◆ **Exercise details**
Repeat the records in full and exactly, omitting pictures.

◆ **Data provided**
★ ★ ★ ★ ★

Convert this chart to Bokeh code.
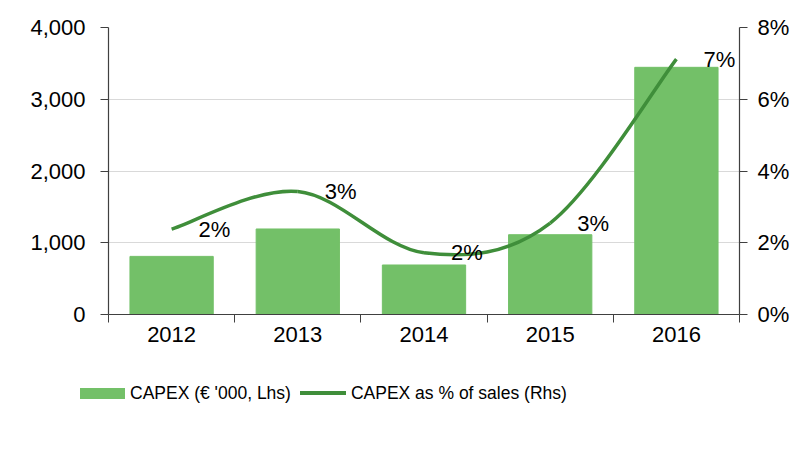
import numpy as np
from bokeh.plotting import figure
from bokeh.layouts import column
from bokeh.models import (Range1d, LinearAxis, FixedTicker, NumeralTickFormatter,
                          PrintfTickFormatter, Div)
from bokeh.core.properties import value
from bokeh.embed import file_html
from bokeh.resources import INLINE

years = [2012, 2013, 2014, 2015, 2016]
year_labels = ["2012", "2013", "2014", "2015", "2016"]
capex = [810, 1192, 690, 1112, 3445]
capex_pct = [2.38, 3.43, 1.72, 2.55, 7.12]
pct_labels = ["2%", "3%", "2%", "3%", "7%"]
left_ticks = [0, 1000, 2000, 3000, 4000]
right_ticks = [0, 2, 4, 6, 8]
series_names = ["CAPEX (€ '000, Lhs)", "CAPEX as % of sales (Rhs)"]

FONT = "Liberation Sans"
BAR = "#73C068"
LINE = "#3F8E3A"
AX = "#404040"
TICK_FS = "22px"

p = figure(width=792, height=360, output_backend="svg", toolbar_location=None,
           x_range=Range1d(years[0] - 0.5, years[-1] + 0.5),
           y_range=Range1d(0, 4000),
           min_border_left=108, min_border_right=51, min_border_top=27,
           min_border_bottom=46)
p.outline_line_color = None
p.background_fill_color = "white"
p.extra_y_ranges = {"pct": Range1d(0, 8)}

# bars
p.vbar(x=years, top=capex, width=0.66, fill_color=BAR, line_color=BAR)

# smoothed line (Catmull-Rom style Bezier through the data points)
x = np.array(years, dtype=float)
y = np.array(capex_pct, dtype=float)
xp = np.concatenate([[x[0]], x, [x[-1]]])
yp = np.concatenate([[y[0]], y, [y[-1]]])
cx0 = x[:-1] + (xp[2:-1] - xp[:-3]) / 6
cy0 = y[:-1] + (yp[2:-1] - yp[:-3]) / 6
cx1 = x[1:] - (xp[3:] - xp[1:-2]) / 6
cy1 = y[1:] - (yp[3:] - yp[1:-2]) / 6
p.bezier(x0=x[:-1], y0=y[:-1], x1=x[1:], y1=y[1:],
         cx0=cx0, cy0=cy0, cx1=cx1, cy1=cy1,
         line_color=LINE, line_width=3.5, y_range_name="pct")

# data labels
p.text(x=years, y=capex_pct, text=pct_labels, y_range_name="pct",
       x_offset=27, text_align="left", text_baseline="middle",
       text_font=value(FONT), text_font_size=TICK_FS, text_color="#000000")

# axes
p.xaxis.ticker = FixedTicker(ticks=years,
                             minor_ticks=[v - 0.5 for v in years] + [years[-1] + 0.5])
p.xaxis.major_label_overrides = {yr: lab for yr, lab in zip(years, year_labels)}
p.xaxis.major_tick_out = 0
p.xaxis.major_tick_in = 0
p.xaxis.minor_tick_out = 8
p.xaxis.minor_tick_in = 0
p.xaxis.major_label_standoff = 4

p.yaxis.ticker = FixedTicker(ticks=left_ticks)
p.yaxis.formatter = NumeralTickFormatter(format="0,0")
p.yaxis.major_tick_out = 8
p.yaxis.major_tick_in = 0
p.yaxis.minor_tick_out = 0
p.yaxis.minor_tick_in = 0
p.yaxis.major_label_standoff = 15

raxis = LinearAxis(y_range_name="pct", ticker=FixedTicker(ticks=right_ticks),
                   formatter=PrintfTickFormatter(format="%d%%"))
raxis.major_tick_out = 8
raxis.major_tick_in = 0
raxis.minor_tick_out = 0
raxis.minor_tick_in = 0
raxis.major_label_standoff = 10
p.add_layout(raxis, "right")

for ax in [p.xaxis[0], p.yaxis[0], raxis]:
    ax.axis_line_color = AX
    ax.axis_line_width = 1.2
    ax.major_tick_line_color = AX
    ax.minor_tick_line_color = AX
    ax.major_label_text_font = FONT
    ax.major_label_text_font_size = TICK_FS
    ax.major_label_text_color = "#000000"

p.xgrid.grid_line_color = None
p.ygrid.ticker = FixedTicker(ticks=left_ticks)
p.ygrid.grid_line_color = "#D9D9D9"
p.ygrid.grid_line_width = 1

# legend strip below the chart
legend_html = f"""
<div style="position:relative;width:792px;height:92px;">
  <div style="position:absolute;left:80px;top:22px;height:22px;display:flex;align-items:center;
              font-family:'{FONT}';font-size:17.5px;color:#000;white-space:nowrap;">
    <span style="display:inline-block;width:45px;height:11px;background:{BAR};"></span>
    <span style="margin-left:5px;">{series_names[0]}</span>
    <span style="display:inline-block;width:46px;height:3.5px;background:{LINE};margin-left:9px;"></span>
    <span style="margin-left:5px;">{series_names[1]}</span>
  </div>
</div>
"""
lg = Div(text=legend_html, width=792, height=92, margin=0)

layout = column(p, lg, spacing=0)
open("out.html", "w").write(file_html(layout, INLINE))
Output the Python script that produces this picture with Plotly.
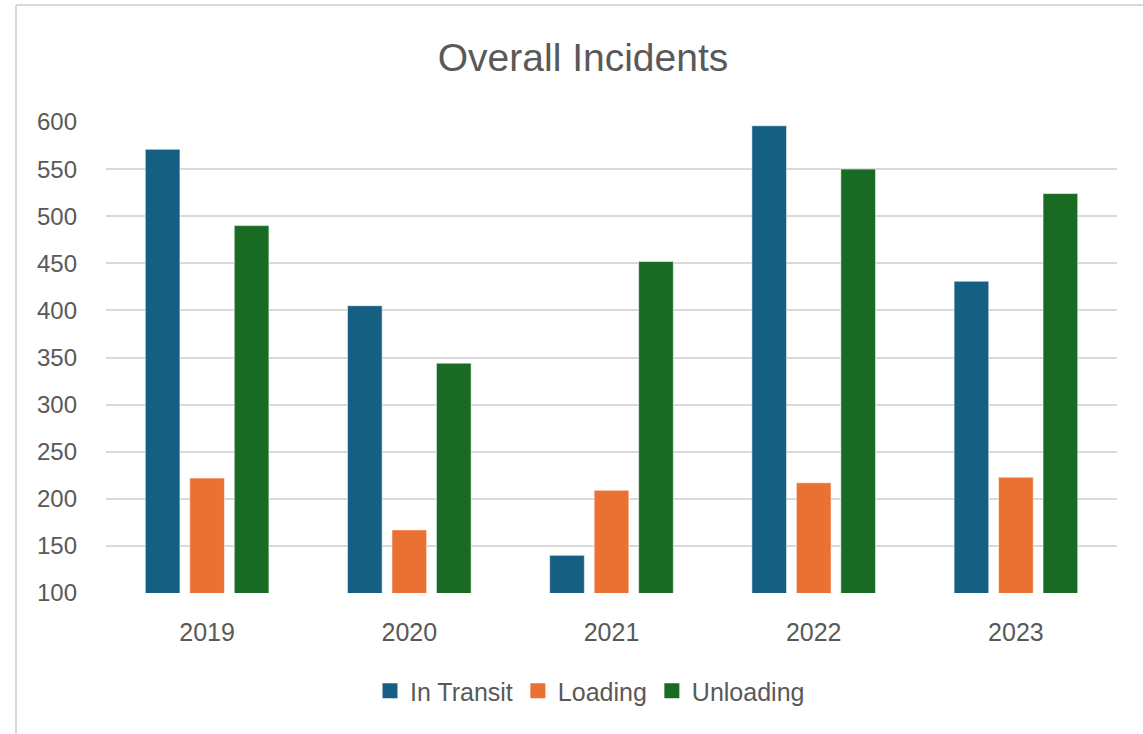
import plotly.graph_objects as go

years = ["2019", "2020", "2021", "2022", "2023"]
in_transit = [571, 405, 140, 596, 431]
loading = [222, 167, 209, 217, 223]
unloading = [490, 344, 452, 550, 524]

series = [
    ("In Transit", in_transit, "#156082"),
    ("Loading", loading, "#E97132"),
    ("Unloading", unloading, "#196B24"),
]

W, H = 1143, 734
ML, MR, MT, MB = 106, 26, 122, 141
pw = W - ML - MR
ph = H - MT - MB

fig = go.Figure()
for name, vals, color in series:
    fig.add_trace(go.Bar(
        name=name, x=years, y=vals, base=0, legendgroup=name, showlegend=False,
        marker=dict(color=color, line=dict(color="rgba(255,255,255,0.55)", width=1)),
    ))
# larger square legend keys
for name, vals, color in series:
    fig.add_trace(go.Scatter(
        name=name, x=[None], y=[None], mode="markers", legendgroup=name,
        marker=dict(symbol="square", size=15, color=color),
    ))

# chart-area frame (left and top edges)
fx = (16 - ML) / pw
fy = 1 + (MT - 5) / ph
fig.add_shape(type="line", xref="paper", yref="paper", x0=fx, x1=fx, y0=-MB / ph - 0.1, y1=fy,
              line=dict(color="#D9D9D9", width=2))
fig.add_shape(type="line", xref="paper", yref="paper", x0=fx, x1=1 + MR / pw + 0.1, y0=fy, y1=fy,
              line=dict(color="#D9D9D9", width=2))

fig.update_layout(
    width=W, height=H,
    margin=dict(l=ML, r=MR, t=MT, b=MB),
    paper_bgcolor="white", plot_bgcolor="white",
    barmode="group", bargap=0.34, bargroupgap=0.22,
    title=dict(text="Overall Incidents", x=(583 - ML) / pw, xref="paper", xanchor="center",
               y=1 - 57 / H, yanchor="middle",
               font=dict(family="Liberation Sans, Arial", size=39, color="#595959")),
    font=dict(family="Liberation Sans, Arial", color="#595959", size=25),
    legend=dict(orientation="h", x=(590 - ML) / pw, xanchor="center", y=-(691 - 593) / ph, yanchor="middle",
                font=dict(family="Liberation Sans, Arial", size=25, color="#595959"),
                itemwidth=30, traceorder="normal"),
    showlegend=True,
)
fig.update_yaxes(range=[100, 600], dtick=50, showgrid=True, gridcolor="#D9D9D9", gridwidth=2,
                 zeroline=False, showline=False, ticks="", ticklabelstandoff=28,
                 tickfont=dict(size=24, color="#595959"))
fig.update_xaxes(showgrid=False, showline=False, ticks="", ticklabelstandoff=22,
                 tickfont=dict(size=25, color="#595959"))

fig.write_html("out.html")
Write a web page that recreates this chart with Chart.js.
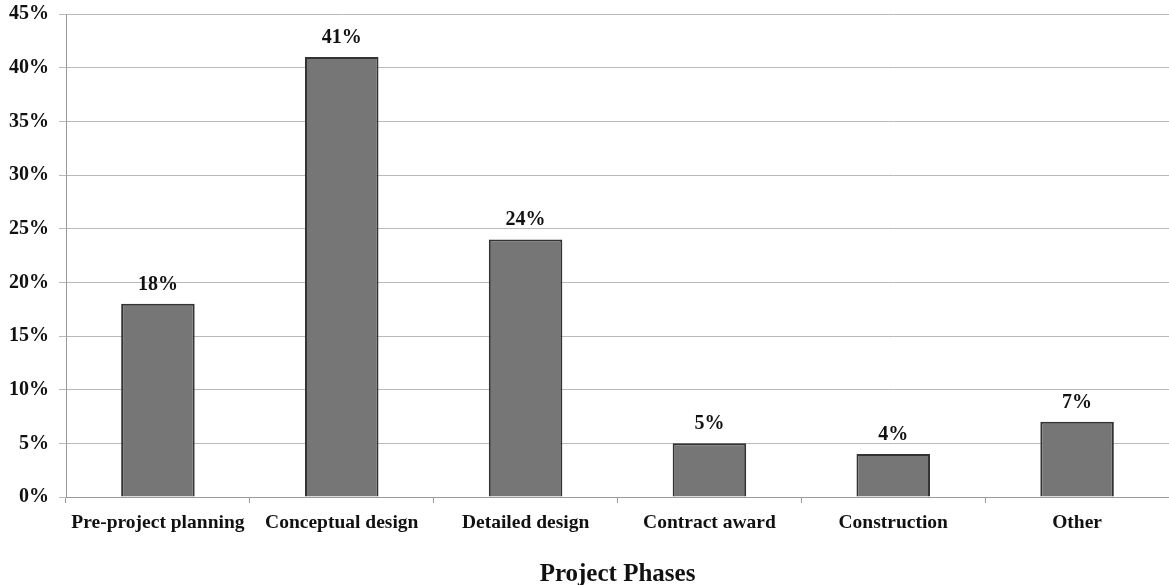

★ ★ ★ ★ ★

◆ **Solution**
Convert this chart to Bokeh code.
import numpy as np
from bokeh.plotting import figure
from bokeh.layouts import column
from bokeh.models import (Range1d, LinearAxis, FixedTicker, NumeralTickFormatter,
                          PrintfTickFormatter, Div)
from bokeh.core.properties import value
from bokeh.embed import file_html
from bokeh.resources import INLINE

years = [2012, 2013, 2014, 2015, 2016]
year_labels = ["2012", "2013", "2014", "2015", "2016"]
capex = [810, 1192, 690, 1112, 3445]
capex_pct = [2.38, 3.43, 1.72, 2.55, 7.12]
pct_labels = ["2%", "3%", "2%", "3%", "7%"]
left_ticks = [0, 1000, 2000, 3000, 4000]
right_ticks = [0, 2, 4, 6, 8]
series_names = ["CAPEX (€ '000, Lhs)", "CAPEX as % of sales (Rhs)"]

FONT = "Liberation Sans"
BAR = "#73C068"
LINE = "#3F8E3A"
AX = "#404040"
TICK_FS = "22px"

p = figure(width=792, height=360, output_backend="svg", toolbar_location=None,
           x_range=Range1d(years[0] - 0.5, years[-1] + 0.5),
           y_range=Range1d(0, 4000),
           min_border_left=108, min_border_right=51, min_border_top=27,
           min_border_bottom=46)
p.outline_line_color = None
p.background_fill_color = "white"
p.extra_y_ranges = {"pct": Range1d(0, 8)}

# bars
p.vbar(x=years, top=capex, width=0.66, fill_color=BAR, line_color=BAR)

# smoothed line (Catmull-Rom style Bezier through the data points)
x = np.array(years, dtype=float)
y = np.array(capex_pct, dtype=float)
xp = np.concatenate([[x[0]], x, [x[-1]]])
yp = np.concatenate([[y[0]], y, [y[-1]]])
cx0 = x[:-1] + (xp[2:-1] - xp[:-3]) / 6
cy0 = y[:-1] + (yp[2:-1] - yp[:-3]) / 6
cx1 = x[1:] - (xp[3:] - xp[1:-2]) / 6
cy1 = y[1:] - (yp[3:] - yp[1:-2]) / 6
p.bezier(x0=x[:-1], y0=y[:-1], x1=x[1:], y1=y[1:],
         cx0=cx0, cy0=cy0, cx1=cx1, cy1=cy1,
         line_color=LINE, line_width=3.5, y_range_name="pct")

# data labels
p.text(x=years, y=capex_pct, text=pct_labels, y_range_name="pct",
       x_offset=27, text_align="left", text_baseline="middle",
       text_font=value(FONT), text_font_size=TICK_FS, text_color="#000000")

# axes
p.xaxis.ticker = FixedTicker(ticks=years,
                             minor_ticks=[v - 0.5 for v in years] + [years[-1] + 0.5])
p.xaxis.major_label_overrides = {yr: lab for yr, lab in zip(years, year_labels)}
p.xaxis.major_tick_out = 0
p.xaxis.major_tick_in = 0
p.xaxis.minor_tick_out = 8
p.xaxis.minor_tick_in = 0
p.xaxis.major_label_standoff = 4

p.yaxis.ticker = FixedTicker(ticks=left_ticks)
p.yaxis.formatter = NumeralTickFormatter(format="0,0")
p.yaxis.major_tick_out = 8
p.yaxis.major_tick_in = 0
p.yaxis.minor_tick_out = 0
p.yaxis.minor_tick_in = 0
p.yaxis.major_label_standoff = 15

raxis = LinearAxis(y_range_name="pct", ticker=FixedTicker(ticks=right_ticks),
                   formatter=PrintfTickFormatter(format="%d%%"))
raxis.major_tick_out = 8
raxis.major_tick_in = 0
raxis.minor_tick_out = 0
raxis.minor_tick_in = 0
raxis.major_label_standoff = 10
p.add_layout(raxis, "right")

for ax in [p.xaxis[0], p.yaxis[0], raxis]:
    ax.axis_line_color = AX
    ax.axis_line_width = 1.2
    ax.major_tick_line_color = AX
    ax.minor_tick_line_color = AX
    ax.major_label_text_font = FONT
    ax.major_label_text_font_size = TICK_FS
    ax.major_label_text_color = "#000000"

p.xgrid.grid_line_color = None
p.ygrid.ticker = FixedTicker(ticks=left_ticks)
p.ygrid.grid_line_color = "#D9D9D9"
p.ygrid.grid_line_width = 1

# legend strip below the chart
legend_html = f"""
<div style="position:relative;width:792px;height:92px;">
  <div style="position:absolute;left:80px;top:22px;height:22px;display:flex;align-items:center;
              font-family:'{FONT}';font-size:17.5px;color:#000;white-space:nowrap;">
    <span style="display:inline-block;width:45px;height:11px;background:{BAR};"></span>
    <span style="margin-left:5px;">{series_names[0]}</span>
    <span style="display:inline-block;width:46px;height:3.5px;background:{LINE};margin-left:9px;"></span>
    <span style="margin-left:5px;">{series_names[1]}</span>
  </div>
</div>
"""
lg = Div(text=legend_html, width=792, height=92, margin=0)

layout = column(p, lg, spacing=0)
open("out.html", "w").write(file_html(layout, INLINE))
Output the Python script that produces this picture with Plotly.
import plotly.graph_objects as go

years = ["2019", "2020", "2021", "2022", "2023"]
in_transit = [571, 405, 140, 596, 431]
loading = [222, 167, 209, 217, 223]
unloading = [490, 344, 452, 550, 524]

series = [
    ("In Transit", in_transit, "#156082"),
    ("Loading", loading, "#E97132"),
    ("Unloading", unloading, "#196B24"),
]

W, H = 1143, 734
ML, MR, MT, MB = 106, 26, 122, 141
pw = W - ML - MR
ph = H - MT - MB

fig = go.Figure()
for name, vals, color in series:
    fig.add_trace(go.Bar(
        name=name, x=years, y=vals, base=0, legendgroup=name, showlegend=False,
        marker=dict(color=color, line=dict(color="rgba(255,255,255,0.55)", width=1)),
    ))
# larger square legend keys
for name, vals, color in series:
    fig.add_trace(go.Scatter(
        name=name, x=[None], y=[None], mode="markers", legendgroup=name,
        marker=dict(symbol="square", size=15, color=color),
    ))

# chart-area frame (left and top edges)
fx = (16 - ML) / pw
fy = 1 + (MT - 5) / ph
fig.add_shape(type="line", xref="paper", yref="paper", x0=fx, x1=fx, y0=-MB / ph - 0.1, y1=fy,
              line=dict(color="#D9D9D9", width=2))
fig.add_shape(type="line", xref="paper", yref="paper", x0=fx, x1=1 + MR / pw + 0.1, y0=fy, y1=fy,
              line=dict(color="#D9D9D9", width=2))

fig.update_layout(
    width=W, height=H,
    margin=dict(l=ML, r=MR, t=MT, b=MB),
    paper_bgcolor="white", plot_bgcolor="white",
    barmode="group", bargap=0.34, bargroupgap=0.22,
    title=dict(text="Overall Incidents", x=(583 - ML) / pw, xref="paper", xanchor="center",
               y=1 - 57 / H, yanchor="middle",
               font=dict(family="Liberation Sans, Arial", size=39, color="#595959")),
    font=dict(family="Liberation Sans, Arial", color="#595959", size=25),
    legend=dict(orientation="h", x=(590 - ML) / pw, xanchor="center", y=-(691 - 593) / ph, yanchor="middle",
                font=dict(family="Liberation Sans, Arial", size=25, color="#595959"),
                itemwidth=30, traceorder="normal"),
    showlegend=True,
)
fig.update_yaxes(range=[100, 600], dtick=50, showgrid=True, gridcolor="#D9D9D9", gridwidth=2,
                 zeroline=False, showline=False, ticks="", ticklabelstandoff=28,
                 tickfont=dict(size=24, color="#595959"))
fig.update_xaxes(showgrid=False, showline=False, ticks="", ticklabelstandoff=22,
                 tickfont=dict(size=25, color="#595959"))

fig.write_html("out.html")
Write a web page that recreates this chart with Chart.js.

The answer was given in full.